Ed: Do you attribute that to picking the right reporter? Luck? Catching the right people at the right time?

Kim: A combination. Eric was the best possible reporter for the exclusive. This wasn’t big news—just an announcement between two small companies—but it became global. Philip was invited onto CNN and NBC News. It helped both companies. For Rendezvous, it opened a bigger conversation. This isn’t just about data centers in space; for us, it’s about infrastructure. The new frontier is about what we build once we get there. With New Glenn coming online, we now have two reusable U.S. rockets. Space access is no longer the story—space infrastructure is.
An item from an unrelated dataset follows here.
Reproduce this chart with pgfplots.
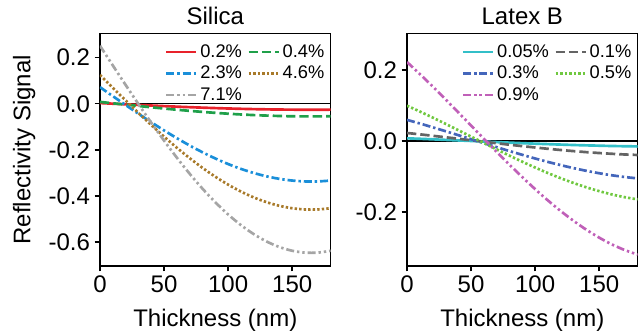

A lot of it was placement. But experience does matter—intuition, relationships, timing.

Ed: A lot of PR people are probably jealous right now. Many send out releases that get no replies or go nowhere. From your experience, what does it take for a release to break through the clutter?

Kim: PR people need to put the story together for the journalist. Reporters see so many pitches. If you don’t already have the story buttoned up—why it matters, why now, what the bigger picture is—they’ll swipe left. I spend more time on story development than on pitching. I’ll tell the journalist: “I saw this. I think it’s going to be a news cycle. You’re the right one for it.”

Ed: That’s true. So many releases have no news, or the news is buried. We’re all storytellers—PR or reporters. It’s like job cover letters: if you don’t tell your story effectively, it goes nowhere.

When you’re developing a story that can break through the clutter, how do you approach it?

Kim: You talk about “strings” on your podcast. I always called them “threads.” I like threaded, connected stories. When I build marketing teams, one of my frustrations is when things aren’t connected. I’m always collecting pieces of stories. When I see how they fit together into something bigger, that’s the pitch.

I sometimes include a quote or a detail that ties everything together, but I don’t send 20 pages. It’s a short, bulleted outline showing why the story matters and why now. I try to connect all the dots for them.

Ed: It’s very similar to how reporters gather string and weave stories together. We’re more alike than people think.